さる6月29日、OpenCUと loftwork.comの共催で「インフォグラフィックス」をテーマにしたトーク&ワークショップが行われました。「インフォグラフィックス」とは、複雑なデータや情報を、より楽しくわかりやすく伝えるためグラフィックスのこと。インターネットを中心に注目度がじわじわと上昇中の分野だけに、会場には40名を超える参加者たちが集まりました。
前半のトーク・パートと、後半のワークショップ・パートで構成される今回のイベント。人々が集まり、学び、考え、手を動かした白熱の2時間。「インフォグラフィックス」をめぐるトーク&ワークショップの様子をお伝えします!
[文 ・ 吉原 徹 (sagres)]
ミッションは、可視化。存在するけれど見えないもの、を見せる
さて、前半のトークでは「TRIPGRAPHICS」などのインフォグラフィックスを手がけるグラフィックデザイナーの徳間貴志氏(bowlgraphics)が登場。1950年~2050年の日本の人口推移をインタラクティブなインフォグラフィックスに落とし込んだ作品が「ツタグラ賞」を受賞するなど、まさにシーンの最前線で活躍しています。(「ツタグラ賞」受賞時のインタビューはこちら
トークの聞き役は、日本のインタラクティブ・クリエイティブの先駆者、777Interactive代表・福田敏也氏! 豪華な面子です…
徳間氏は、インフォグラフィックスの役割をプリズムに例え、「たしかに存在するけれど、見えないもの。それを見せることがインフォグラフィックスの役割です」と言います。
「光」という、目には見えないものを可視化するプリズム
たとえば、下図のように一列に並べられた人間のイラストからは、それぞれの関係性は見えません。けれど、いくつかの線を引き、配置を換えるだけで、たちまち家族関係がくっきりと浮かび上がります。実例を交えながら講義を進める徳間氏のコトバに、場内はさっそく引き込まれます。周囲をぐるりと見渡せば、熱心にメモを取る人もちらほらと。
この状態だと、人々の関係性はわかりませんが…
樹形図で6人の関係性が可視化されました
可視化した情報に直感的な“遊び心”をプラス
情報の可視化に加えて「面白い」、「楽しい」といった直感に訴えかける要素=プレゼンテーション的な遊び心も大切だと徳間氏。理由は「読み手を引き込む遊びの部分があれば、伝えたいデータや情報をじっくり読み込んでもらえる」から。そのためには、グラフィック的な工夫や、興味を引くようなデータの切り口などが求められるのだと、徳間氏は続けます。 たとえば、下の図はすべて「各国のタクシーが1000円で行ける距離」を比較したもの。

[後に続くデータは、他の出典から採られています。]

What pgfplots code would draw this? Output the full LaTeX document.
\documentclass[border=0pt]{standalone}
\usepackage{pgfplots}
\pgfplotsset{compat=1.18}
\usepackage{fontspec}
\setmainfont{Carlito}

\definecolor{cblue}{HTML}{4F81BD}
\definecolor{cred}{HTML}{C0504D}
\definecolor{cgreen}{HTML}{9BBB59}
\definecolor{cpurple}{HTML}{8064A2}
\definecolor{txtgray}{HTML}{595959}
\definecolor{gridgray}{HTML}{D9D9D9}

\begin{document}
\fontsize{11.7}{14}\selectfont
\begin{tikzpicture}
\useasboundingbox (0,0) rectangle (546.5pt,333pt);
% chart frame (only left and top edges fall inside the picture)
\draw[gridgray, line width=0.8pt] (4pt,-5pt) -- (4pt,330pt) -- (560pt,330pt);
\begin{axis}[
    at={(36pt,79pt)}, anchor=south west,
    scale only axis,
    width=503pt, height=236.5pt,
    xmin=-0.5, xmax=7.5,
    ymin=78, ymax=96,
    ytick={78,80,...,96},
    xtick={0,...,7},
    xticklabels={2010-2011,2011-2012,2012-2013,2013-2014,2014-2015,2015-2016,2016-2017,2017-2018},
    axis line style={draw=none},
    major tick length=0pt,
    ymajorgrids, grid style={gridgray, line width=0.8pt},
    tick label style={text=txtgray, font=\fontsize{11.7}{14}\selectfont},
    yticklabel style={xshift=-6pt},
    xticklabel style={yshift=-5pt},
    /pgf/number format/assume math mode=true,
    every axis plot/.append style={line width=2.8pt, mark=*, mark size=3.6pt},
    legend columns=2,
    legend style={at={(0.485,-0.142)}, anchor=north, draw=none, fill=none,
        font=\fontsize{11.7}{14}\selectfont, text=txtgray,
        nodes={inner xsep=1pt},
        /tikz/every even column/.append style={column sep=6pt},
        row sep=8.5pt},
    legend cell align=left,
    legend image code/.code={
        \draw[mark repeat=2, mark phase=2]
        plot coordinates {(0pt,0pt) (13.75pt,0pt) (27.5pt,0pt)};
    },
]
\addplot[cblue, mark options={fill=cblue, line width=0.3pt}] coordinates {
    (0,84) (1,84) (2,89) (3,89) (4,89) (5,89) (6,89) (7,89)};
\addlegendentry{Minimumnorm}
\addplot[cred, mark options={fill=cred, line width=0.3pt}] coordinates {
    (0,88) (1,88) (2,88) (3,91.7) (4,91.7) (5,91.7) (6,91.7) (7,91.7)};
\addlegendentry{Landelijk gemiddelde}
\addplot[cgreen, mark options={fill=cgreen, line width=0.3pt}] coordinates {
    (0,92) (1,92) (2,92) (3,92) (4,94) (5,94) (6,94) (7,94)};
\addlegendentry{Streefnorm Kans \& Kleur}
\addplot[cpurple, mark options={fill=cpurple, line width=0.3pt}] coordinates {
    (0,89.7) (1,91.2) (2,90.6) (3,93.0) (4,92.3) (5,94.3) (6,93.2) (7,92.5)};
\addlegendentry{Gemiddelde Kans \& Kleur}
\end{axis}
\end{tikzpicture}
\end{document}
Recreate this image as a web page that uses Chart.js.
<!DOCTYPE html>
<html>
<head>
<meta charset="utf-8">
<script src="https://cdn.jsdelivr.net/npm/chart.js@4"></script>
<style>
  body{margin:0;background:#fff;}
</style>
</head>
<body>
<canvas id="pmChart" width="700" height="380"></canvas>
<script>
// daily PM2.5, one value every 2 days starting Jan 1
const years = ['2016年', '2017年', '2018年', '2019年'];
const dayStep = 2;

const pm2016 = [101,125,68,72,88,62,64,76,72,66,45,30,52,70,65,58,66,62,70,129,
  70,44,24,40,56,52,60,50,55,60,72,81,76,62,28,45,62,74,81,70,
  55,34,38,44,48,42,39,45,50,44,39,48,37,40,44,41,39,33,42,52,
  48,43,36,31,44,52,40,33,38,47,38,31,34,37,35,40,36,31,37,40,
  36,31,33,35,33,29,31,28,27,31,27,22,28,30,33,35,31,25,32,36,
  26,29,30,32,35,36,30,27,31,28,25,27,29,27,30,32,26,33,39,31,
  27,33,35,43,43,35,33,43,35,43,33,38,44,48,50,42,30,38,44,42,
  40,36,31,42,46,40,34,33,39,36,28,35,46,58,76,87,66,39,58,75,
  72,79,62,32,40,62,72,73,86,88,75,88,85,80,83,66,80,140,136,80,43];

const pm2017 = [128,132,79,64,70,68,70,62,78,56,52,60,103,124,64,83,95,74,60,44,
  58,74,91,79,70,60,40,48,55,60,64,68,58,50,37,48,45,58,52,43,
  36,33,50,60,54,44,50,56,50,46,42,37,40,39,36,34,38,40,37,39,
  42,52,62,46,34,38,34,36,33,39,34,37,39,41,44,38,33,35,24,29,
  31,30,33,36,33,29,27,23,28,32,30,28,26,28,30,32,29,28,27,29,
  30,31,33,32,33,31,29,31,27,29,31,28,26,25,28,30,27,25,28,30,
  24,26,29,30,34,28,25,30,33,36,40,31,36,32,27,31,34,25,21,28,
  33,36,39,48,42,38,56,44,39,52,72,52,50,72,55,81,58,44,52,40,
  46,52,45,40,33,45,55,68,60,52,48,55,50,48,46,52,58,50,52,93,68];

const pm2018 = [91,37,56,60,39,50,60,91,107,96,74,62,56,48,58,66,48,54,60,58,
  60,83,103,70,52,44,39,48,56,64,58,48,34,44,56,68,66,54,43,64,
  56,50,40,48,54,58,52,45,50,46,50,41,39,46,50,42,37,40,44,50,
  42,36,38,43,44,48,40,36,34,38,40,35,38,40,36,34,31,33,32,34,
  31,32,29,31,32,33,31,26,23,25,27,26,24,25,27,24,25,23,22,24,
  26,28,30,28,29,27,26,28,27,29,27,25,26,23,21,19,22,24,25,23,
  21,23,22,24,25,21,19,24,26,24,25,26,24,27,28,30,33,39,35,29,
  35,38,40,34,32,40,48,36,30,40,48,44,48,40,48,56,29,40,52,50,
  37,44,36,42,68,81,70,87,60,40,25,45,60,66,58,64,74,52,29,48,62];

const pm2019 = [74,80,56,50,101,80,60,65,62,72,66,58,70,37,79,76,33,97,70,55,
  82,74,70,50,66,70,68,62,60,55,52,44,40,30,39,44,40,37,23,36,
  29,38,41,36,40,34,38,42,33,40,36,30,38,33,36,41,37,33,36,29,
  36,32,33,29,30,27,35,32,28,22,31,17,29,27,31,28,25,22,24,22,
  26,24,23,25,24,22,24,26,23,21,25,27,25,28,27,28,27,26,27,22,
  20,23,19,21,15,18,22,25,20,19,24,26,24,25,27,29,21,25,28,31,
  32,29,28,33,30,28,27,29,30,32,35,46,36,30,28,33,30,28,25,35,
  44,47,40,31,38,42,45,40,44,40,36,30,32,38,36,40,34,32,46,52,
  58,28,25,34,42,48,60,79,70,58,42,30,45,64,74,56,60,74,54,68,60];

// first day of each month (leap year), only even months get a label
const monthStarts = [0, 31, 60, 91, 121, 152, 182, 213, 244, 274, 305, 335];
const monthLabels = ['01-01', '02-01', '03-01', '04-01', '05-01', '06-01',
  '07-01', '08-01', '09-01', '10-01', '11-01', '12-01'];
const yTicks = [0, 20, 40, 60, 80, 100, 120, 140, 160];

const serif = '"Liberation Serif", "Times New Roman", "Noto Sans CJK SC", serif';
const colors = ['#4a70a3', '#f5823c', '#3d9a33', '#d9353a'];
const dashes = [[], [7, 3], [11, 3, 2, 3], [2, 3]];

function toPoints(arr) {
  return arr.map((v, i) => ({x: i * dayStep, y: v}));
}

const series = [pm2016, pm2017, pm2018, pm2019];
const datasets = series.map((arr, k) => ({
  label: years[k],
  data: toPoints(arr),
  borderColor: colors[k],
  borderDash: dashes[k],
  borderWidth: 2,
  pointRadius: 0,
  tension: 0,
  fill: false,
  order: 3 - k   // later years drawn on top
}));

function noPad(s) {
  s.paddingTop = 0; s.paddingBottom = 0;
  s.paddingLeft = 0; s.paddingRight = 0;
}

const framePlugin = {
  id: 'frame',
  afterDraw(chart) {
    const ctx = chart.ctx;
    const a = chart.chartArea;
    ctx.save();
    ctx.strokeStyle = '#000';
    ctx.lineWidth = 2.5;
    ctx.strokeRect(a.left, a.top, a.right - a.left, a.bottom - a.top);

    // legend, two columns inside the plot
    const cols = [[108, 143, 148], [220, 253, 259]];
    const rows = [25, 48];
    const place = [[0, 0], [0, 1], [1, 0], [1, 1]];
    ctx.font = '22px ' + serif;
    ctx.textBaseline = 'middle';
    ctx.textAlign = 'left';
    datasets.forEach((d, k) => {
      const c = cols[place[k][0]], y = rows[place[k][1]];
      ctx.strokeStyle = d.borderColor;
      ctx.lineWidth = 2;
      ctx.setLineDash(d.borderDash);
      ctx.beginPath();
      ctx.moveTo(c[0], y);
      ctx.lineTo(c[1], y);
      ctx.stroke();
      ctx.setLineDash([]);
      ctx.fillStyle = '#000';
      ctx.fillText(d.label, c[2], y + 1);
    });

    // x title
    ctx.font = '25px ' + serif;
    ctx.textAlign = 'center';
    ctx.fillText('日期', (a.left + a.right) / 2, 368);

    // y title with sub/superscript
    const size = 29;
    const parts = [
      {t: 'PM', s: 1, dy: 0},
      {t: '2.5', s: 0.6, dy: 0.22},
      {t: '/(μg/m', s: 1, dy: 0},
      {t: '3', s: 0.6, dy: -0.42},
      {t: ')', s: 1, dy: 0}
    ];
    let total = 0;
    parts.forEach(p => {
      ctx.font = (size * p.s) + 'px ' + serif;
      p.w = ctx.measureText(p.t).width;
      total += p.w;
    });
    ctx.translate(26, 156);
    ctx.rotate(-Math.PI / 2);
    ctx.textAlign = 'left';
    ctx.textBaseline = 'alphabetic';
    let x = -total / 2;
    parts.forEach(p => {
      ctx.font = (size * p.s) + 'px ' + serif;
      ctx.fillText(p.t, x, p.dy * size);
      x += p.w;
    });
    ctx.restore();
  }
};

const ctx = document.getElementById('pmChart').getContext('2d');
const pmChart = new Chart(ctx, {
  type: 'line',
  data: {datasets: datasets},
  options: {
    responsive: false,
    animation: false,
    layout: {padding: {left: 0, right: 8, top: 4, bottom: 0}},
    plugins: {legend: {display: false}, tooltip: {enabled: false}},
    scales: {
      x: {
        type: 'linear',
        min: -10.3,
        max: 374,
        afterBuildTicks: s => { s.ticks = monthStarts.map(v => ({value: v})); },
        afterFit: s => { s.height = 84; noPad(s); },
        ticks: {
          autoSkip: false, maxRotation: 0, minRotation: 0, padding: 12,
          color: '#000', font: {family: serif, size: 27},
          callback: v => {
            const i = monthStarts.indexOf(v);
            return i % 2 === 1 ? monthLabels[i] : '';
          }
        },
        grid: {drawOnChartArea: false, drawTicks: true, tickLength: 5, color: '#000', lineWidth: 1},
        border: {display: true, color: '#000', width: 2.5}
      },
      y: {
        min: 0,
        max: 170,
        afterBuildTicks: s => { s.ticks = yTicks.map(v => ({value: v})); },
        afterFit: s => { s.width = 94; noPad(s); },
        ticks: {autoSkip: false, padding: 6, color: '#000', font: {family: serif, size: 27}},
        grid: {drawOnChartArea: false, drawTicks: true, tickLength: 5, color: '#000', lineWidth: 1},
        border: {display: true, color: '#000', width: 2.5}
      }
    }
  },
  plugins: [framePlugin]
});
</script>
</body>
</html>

「棒グラフでもデータの可視化は十分されているけれど、カーレースに見立てることで、より興味を持ってもらえるはず」と徳間氏。実例を挙げながらひとつひとつ解説する徳間氏の話に、思わずうなずく参加者たち。場内の空気は次第に熱を帯びていきます。
インフォグラフィックスをつくるための具体的なコツ
インフォグラフィックスの基本的な役割を開設した後は、より具体的なテクニックに踏み込んだ内容になりました。徳間氏が最初に挙げたキーワードが「〈記号〉と〈既知〉」でした。「たとえば、『738万8790㎥』と言われてもピンと来ないけれど、『東京ドーム6杯分』と言われればなんとなく想像はつきますよね」。
さらに、情報をプライオリティごとにレイヤー化し、伝えたい情報を際立たせること。その時に色でコントラストを付けるとより焦点が明確になること……など、インフォグラフィックスをつくるためのtipsが次々と披露されていきます。 直感的に「伝わる」インフォグラフィックスをつくるためには、理論的に計算された表現で「伝える」ことが大切! 徳間氏のお話は、そんなことを気づかせてくれます。
等高線のような図。レベルごとに濃淡をつけることで、どの部位が重要なのかがみえてくる。
特に目てほしい箇所を、色で際立たせることもできる。 徳間さんいわく、「僕らは数字などのローデータ(生のデータ)からインフォグラフィックスをつくるけれど、読み手にとってはインフォグラフィックスそのものがローデータになります。だからフラットな視点を確保しつつ、受け手が自由に解釈できる余地を残すことも大切」とのこと。
「伝えたいこと」を意識するあまり、恣意的な表現になってしまうと、じっくり情報を読み込むというインフォグラフィックならではの楽しみが失われてしまうのかもしれません。 「見えないものを可視化することを念頭に置きながら、ざっと読み飛ばされないための引っかかりや楽しさ、面白さをひとつ入口に置いておく。さらにみんなが自由に解釈できるような出口をつくる」これができていれば、1枚のインフォグラフィックスとしては上出来だと、徳間氏は前半のトーク・パートを締めくくりました。